The Economic Policy Institute (EPI) twitted a version of the chart below which purports to show that if only fiscal policy had not been so austere, the economy would be much further on the way to recovery.
Seems we are reliving the 1960s debates over the relative effectiveness of fiscal and monetary policy!
We know that the recovery from the 2007-09 recession has been the weakest ever. But is that really due to “austerity”? Note that during the 2007-09 recession the growth of real public spending was just as strong as during the other recessions, but that didn´t stop this recession from being the most virulent.
But the chart provides us with a chance to test the “fiscal rules” proposition. Observe that real government spending was much stronger following the 2001 recession than following the 1990 recession. In fact, following the 1990 recession government spending basically stayed ‘put’. Ceteris Paribus, one could surmise that the recovery from the 2001 recession was more pungent than that following the 1990 one.
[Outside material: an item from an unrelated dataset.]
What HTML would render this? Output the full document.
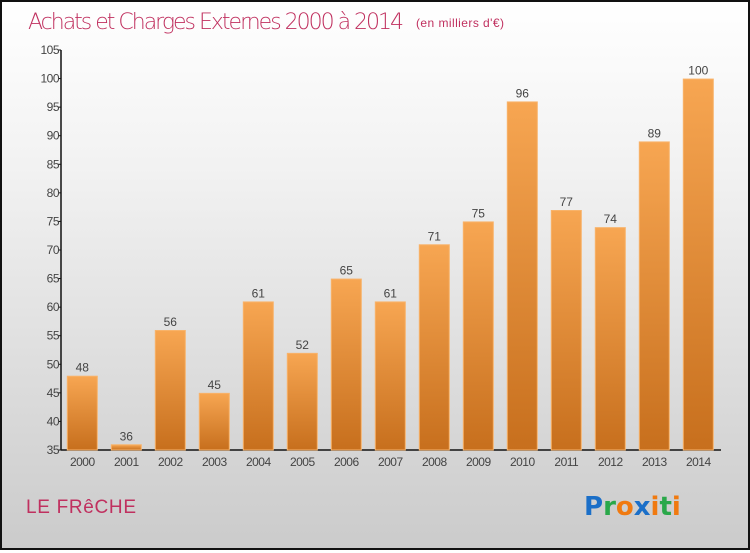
<!DOCTYPE html>
<html><head><meta charset="utf-8">
<style>
html,body{margin:0;padding:0}
body{width:750px;height:550px;overflow:hidden;font-family:"Liberation Sans",sans-serif}
#wrap{position:absolute;left:0;top:0;width:746px;height:546px;border:2px solid #111;background:linear-gradient(#ffffff,#f2f2f2 30%,#cbcbcb)}
</style></head><body>
<div id="wrap">
<svg id="chart" width="746" height="546" xmlns="http://www.w3.org/2000/svg">
<defs>
<linearGradient id="bg" x1="0" y1="0" x2="0" y2="1">
<stop offset="0" stop-color="#f7a652"/><stop offset="1" stop-color="#c76f1d"/>
</linearGradient>
</defs>
<text x="26" y="27" font-size="22" fill="#c0305f" style="font-family:'DejaVu Sans',sans-serif;font-weight:200" textLength="376">Achats et Charges Externes 2000 à 2014</text>
<text x="414" y="25" font-size="12" fill="#c0305f" textLength="88">(en milliers d'€)</text>
<text x="24" y="511" font-size="19" fill="#c0305f" textLength="110">LE FRêCHE</text>
<g font-size="26" font-weight="bold" font-family="'DejaVu Sans',sans-serif">
<text x="582" y="513"><tspan fill="#1b6fc8">P</tspan><tspan fill="#2aa84a">r</tspan><tspan fill="#f07a10">o</tspan><tspan fill="#1b6fc8">x</tspan><tspan fill="#f07a10">i</tspan><tspan fill="#2aa84a">t</tspan><tspan fill="#f07a10">i</tspan></text>
</g>
<g id="axes"></g><g id="bars"></g>
</svg>
</div>
<script>
const categories=["2000","2001","2002","2003","2004","2005","2006","2007","2008","2009","2010","2011","2012","2013","2014"];
const values=[48,36,56,45,61,52,65,61,71,75,96,77,74,89,100];
const yTicks=[35,40,45,50,55,60,65,70,75,80,85,90,95,100,105];
const NS="http://www.w3.org/2000/svg";
const ox=-2,oy=-2;
const y=v=>450+oy-(v-35)*400/70;
const xc=i=>82.3+ox+i*44;
const axes=document.getElementById('axes'),bars=document.getElementById('bars');
function el(t,a,p){const e=document.createElementNS(NS,t);for(const k in a)e.setAttribute(k,a[k]);p.appendChild(e);return e;}
const yl=el('line',{x1:61+ox,y1:y(105),x2:61+ox,y2:y(35),stroke:'#111','stroke-width':1.5},axes);


const xl=el('line',{x1:61+ox,y1:y(35),x2:721+ox,y2:y(35),stroke:'#111','stroke-width':1.5},axes);


yTicks.forEach(v=>{
  el('line',{x1:58+ox,y1:y(v),x2:61+ox,y2:y(v),stroke:'#111'},axes);
  const t=el('text',{x:59+ox,y:y(v)+4,'text-anchor':'end','font-size':12,fill:'#444','letter-spacing':'-0.5'},axes);
  t.textContent=v;
  
  
});
categories.forEach((c,i)=>{
  const v=values[i];
  const r=el('rect',{x:xc(i)-15,y:y(v)+0.5,width:30,height:y(35)-y(v)-0.5,fill:'url(#bg)',stroke:'#f8b36a','stroke-width':1},bars);
  
  
  const vl=el('text',{x:xc(i),y:y(v)-4,'text-anchor':'middle','font-size':12,fill:'#444'},bars);
  vl.textContent=v;
  
  
  const xlab=el('text',{x:xc(i),y:466+oy,'text-anchor':'middle','font-size':12,fill:'#444','letter-spacing':'-0.5'},bars);
  xlab.textContent=c;
  
  
});
</script>
</body></html>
The chart below provides a visual of the ‘recovery landscape’ through the prism of real output after the more recent recessions.
The 1990 and 2001 recovery show the same behavior of real output despite the large difference in real government spending. It appears the ‘ordering’ of recoveries is not defined by the ‘ordering’ of government spending.
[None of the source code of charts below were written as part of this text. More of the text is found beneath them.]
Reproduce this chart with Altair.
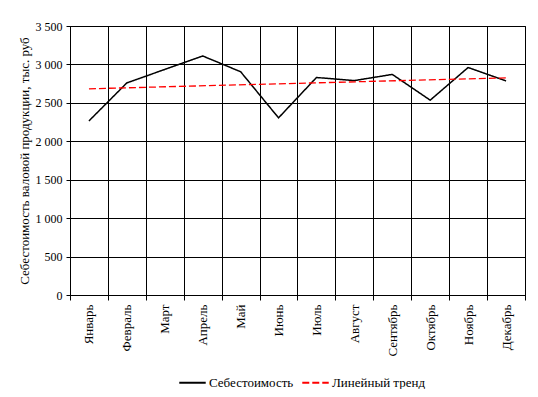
import altair as alt
import pandas as pd

months = ["Январь", "Февраль", "Март", "Апрель", "Май", "Июнь", "Июль",
          "Август", "Сентябрь", "Октябрь", "Ноябрь", "Декабрь"]
cost = [2265, 2760, 2935, 3110, 2905, 2305, 2830, 2790, 2870, 2535, 2960, 2785]
series_names = ["Себестоимость", "Линейный тренд"]
y_ticks = [0, 500, 1000, 1500, 2000, 2500, 3000, 3500]

df = pd.DataFrame({"month": months, "idx": list(range(1, 13)), "cost": cost,
                   "series": series_names[0]})

FONT = "Liberation Serif"

x = alt.X("month:N", sort=months, title=None,
          scale=alt.Scale(paddingInner=0, paddingOuter=0),
          axis=alt.Axis(labelAngle=270, tickBand="extent", grid=True,
                        gridColor="black", gridOpacity=1, domainColor="black",
                        tickColor="black", tickSize=5,
                        labelFont=FONT, labelFontSize=13, labelColor="black",
                        labelPadding=4))
y = alt.Y("cost:Q", title="Себестоимость валовой продукции, тыс. руб",
          scale=alt.Scale(domain=[0, 3500], nice=False),
          axis=alt.Axis(values=y_ticks, labelOverlap=False,
                        labelExpr="replace(format(datum.value, ','), ',', ' ')",
                        grid=True, gridColor="black", gridOpacity=1,
                        domainColor="black", tickColor="black", tickSize=4,
                        labelFont=FONT, labelFontSize=12, labelColor="black",
                        titleFont=FONT, titleFontSize=13, titleFontWeight="normal",
                        titleColor="black", titlePadding=4, labelPadding=4))

color = alt.Color("series:N", title=None,
                  scale=alt.Scale(domain=series_names, range=["black", "#ff0000"]),
                  legend=alt.Legend(orient="none", legendX=108, legendY=342,
                                    direction="horizontal", symbolType="stroke",
                                    symbolSize=700, symbolStrokeWidth=2,
                                    labelFont=FONT, labelFontSize=13,
                                    labelColor="black", columnPadding=4,
                                    labelOffset=2))
dash = alt.StrokeDash("series:N",
                      scale=alt.Scale(domain=series_names, range=[[1, 0], [7, 3]]),
                      legend=None)

line = alt.Chart(df).mark_line(strokeWidth=1.5).encode(
    x=x, y=y, color=color, strokeDash=dash)

trend = alt.Chart(df).transform_regression(
    "idx", "cost", extent=[1, 12]
).transform_calculate(
    month="['Январь','Февраль','Март','Апрель','Май','Июнь','Июль','Август','Сентябрь','Октябрь','Ноябрь','Декабрь'][round(datum.idx) - 1]",
    series="'Линейный тренд'"
).mark_line(strokeWidth=1.3).encode(
    x=x, y=y, color=color, strokeDash=dash)

chart = alt.layer(line, trend).properties(
    width=455, height=269,
    autosize=alt.AutoSizeParams(type="none"),
    padding={"left": 62, "top": 18, "right": 5, "bottom": 94},
    background="white"
).configure_view(stroke="black", strokeWidth=1)

chart.save("out.html", embed_options={"renderer": "svg", "actions": False})
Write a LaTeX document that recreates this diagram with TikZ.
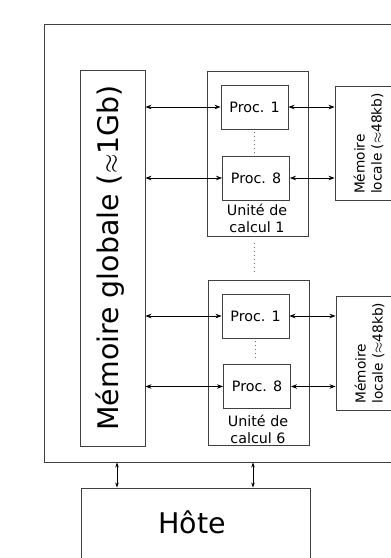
\documentclass[tikz,border=0pt]{standalone}
\usepackage{fontspec}
\setmainfont{DejaVu Sans}
\usetikzlibrary{arrows.meta}
\begin{document}
\begin{tikzpicture}[x=1pt,y=-1pt,
  box/.style={draw=black!75,line width=0.9pt,inner sep=0pt,minimum width=#1},
  proc/.style={box=67pt,minimum height=44pt,font=\fontsize{14.3}{17}\selectfont},
  unitlab/.style={align=center,inner sep=0pt,font=\fontsize{14.3}{17}\selectfont},
  lmem/.style={box=66pt,minimum height=114pt},
  lmemtxt/.style={rotate=90,align=left,inner sep=0pt,font=\fontsize{13.7}{17}\selectfont},
  arr/.style={{Stealth[length=6pt,width=4.5pt]}-{Stealth[length=6pt,width=4.5pt]},line width=0.7pt,black},
  harr/.style={{Stealth[length=5pt,width=3.5pt]}-{Stealth[length=5pt,width=3.5pt]},line width=0.7pt,black},
  dots/.style={line width=0.9pt,black!60,dash pattern=on 0.8pt off 3.2pt}
]
\useasboundingbox (0,0) rectangle (391,558);
% outer box
\node[box=376pt,minimum height=438pt] (outer) at (232,243) {};
% global memory
\node[box=65pt,minimum height=376pt] (gm) at (112.5,258) {};
\node[rotate=90,inner sep=0pt,font=\fontsize{28.4}{34}\selectfont] (gmtxt) at (110,258) {Mémoire globale ($\approx$1Gb)};
% unit 1
\node[box=101pt,minimum height=165pt] (u1) at (257.5,154) {};
\node[proc] (p11) at (254.5,107) {Proc. 1};
\node[proc] (p18) at (256,178) {Proc. 8};
\node[unitlab] (u1lab) at (257,218.5) {Unité de\\calcul 1};
% unit 6
\node[box=101pt,minimum height=165pt] (u6) at (258.5,362.5) {};
\node[proc] (p61) at (255.5,316) {Proc. 1};
\node[proc] (p68) at (257,386.5) {Proc. 8};
\node[unitlab] (u6lab) at (258,429.5) {Unité de\\calcul 6};
% local memories
\node[lmem] (lm1) at (368,143.5) {};
\node[lmemtxt] (lm1txt) at (368.5,143.5) {Mémoire\\locale ($\approx$48kb)};
\node[lmem] (lm6) at (369,353) {};
\node[lmemtxt] (lm6txt) at (369.5,353) {Mémoire\\locale ($\approx$48kb)};
% host
\node[box=229pt,minimum height=74pt] (host) at (195.5,525) {};
\node[anchor=base,inner sep=0pt,font=\fontsize{28.5}{34}\selectfont] (hosttxt) at (192,533) {Hôte};
% connectors
\draw[arr] (gm.east |- p11.west) -- (p11.west);
\draw[arr] (gm.east |- p18.west) -- (p18.west);
\draw[arr] (gm.east |- p61.west) -- (p61.west);
\draw[arr] (gm.east |- p68.west) -- (p68.west);
\draw[arr] (p11.east) -- (p11.east -| lm1.west);
\draw[arr] (p18.east) -- (p18.east -| lm1.west);
\draw[arr] (p61.east) -- (p61.east -| lm6.west);
\draw[arr] (p68.east) -- (p68.east -| lm6.west);
\coordinate (ha1) at (117,0);
\coordinate (ha2) at (253,0);
\draw[harr] (ha1 |- outer.south) -- (ha1 |- host.north);
\draw[harr] (ha2 |- outer.south) -- (ha2 |- host.north);
% dots
\draw[dots,shorten <=3pt,shorten >=3pt] (p11.south) -- (p11.south |- p18.north);
\draw[dots,shorten <=3pt,shorten >=3pt] (p61.south) -- (p61.south |- p68.north);
\draw[dots,shorten <=6pt,shorten >=6pt] (u1.south -| p11.south) -- (u6.north -| p11.south);
\end{tikzpicture}
\end{document}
The next chart shows the behavior of nominal spending (NGDP) across recessions. It appears that that´s what determines the ‘ordering’ of recoveries. The similarity in the expansion following the recessions of 1990 and 2001 appears to be due to the similar increase in NGDP on both occasions (despite very different fiscal actions). I think the more robust expansion following the 1981 recession and the weak recovery following the 2007 recession are related to the very different behavior of NGDP. And the behavior of NGDP is directly determined by monetary policy!